- Born: 9 February 1937 Meerut, British India
- Died: 12 July 2016 (aged 79) Islamabad, Pakistan
- Occupations: Radio broadcaster, Television producer, Television director
- Years active: 1955 – 2016
- Known for: One of the pioneers of Pakistan Television Corporation

= Agha Nasir =

Pakistani director

Agha Nasir (9 February 1937 - 12 July 2016), was a Pakistani director, producer, broadcaster and TV playwright. He started his career at Radio Pakistan in 1955. He later directed TV films and worked in the Pakistani television industry for over 50 years. Agha Nasir was considered by many people in Pakistan, as a 'living encyclopedia' of the broadcasting history in Pakistan.

==Career==
Agha Nasir graduated from the University of Karachi. He was a well-known radio writer, broadcaster and producer before Pakistan Television was launched from Lahore in 1964.

He was one of the people who developed the logo of the Pakistan Television Corporation (PTV). He was a member of the pioneering team of people that first introduced television in Pakistan. This team was headed by Ubaidur Rahman (first General Manager) and 'the dynamic' Aslam Azhar (first managing director) of PTV Lahore Center. Agha Nasir produced the popular TV serials Girah and Pani Peh Naam and directed the PTV drama Taleem-e-Balighan. He guided Pakistan Television through its early days and then helped build it into a national institution. He was promoted many times during his career at Pakistan Television from a playwright to a programmes producer and director, a General Manager and then a managing director at Pakistan Television Corporation at its Lahore Center. He also served as a director general of Pakistan National Council of the Arts (PNCA).

==Books==
- Gumshuda Log (People we have lost)
- Gulshan-i-Yaad (The Garden of Memory)
- Hum Jeetay Ji Masroof Rahey (We stayed occupied as long as we lived)
- This is PTV - Another Day, Another World
- Agha sey Agha Nasir tak (Autobiography)

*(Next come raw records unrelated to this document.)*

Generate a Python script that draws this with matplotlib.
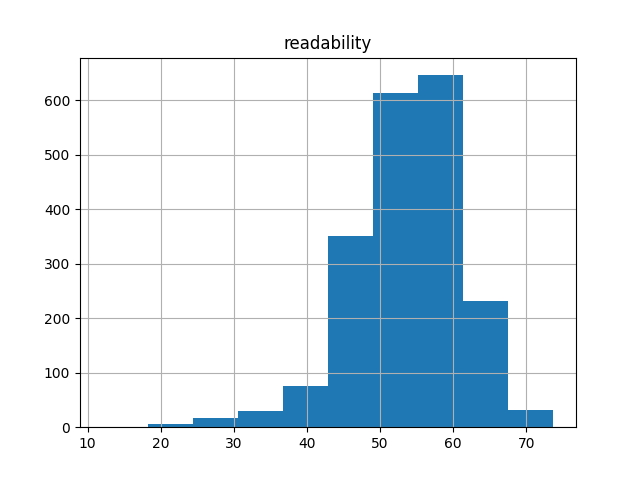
import matplotlib
matplotlib.use('Agg')
import matplotlib.pyplot as plt
import numpy as np

# histogram of readability (10 bins), counts
bin_min = 12.03
bin_width = 6.17
counts = [1, 5, 16, 29, 75, 351, 613, 646, 232, 31]

edges = bin_min + bin_width * np.arange(len(counts) + 1)

fig, ax = plt.subplots(figsize=(6.4, 4.8), dpi=100)
ax.hist(edges[:-1], bins=edges, weights=counts, color='#1f77b4')
ax.grid(True)
ax.set_title('readability')
fig.savefig('out.png')
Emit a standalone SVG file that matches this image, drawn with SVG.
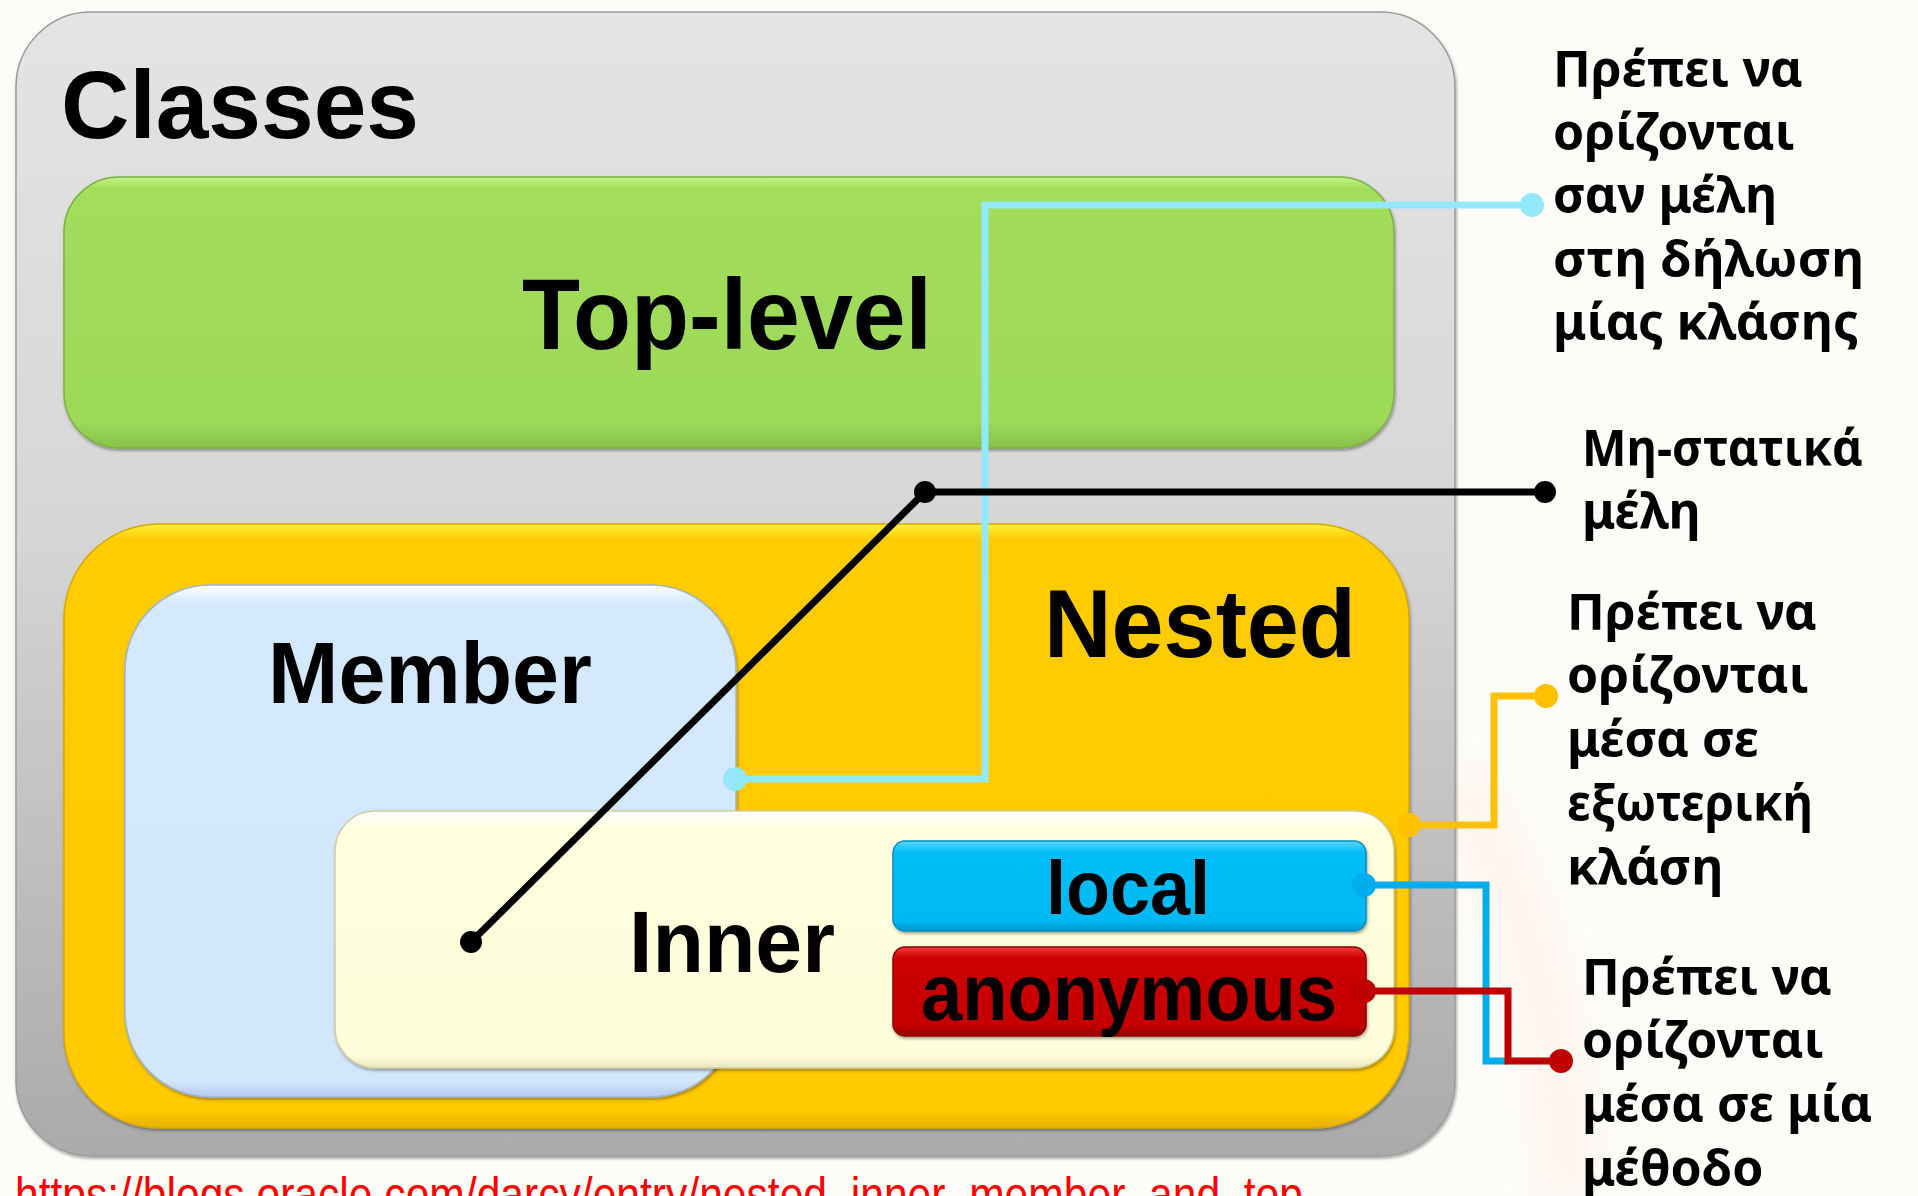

==Awards and recognition==
- President's Pride of Performance Award in 1993.
- Sitara-i-Imtiaz Award (Star of Excellence) by the President of Pakistan in 2012.

==Death and legacy==
Prime Minister Muhammad Nawaz Sharif expressed grief over his death on 12 July 2016 in Islamabad. Agha Nasir left behind his wife Safia Agha, who died on 26 March 2023, in the month of Ramadan. They are survived by their son Agha Bilal and two daughters - Huma and Shamaila.

A major Pakistani English-language newspaper commented after his death, "He played a pivotal, pioneering role in establishment and development of PTV as a national institution; in fact, the two were inseparable."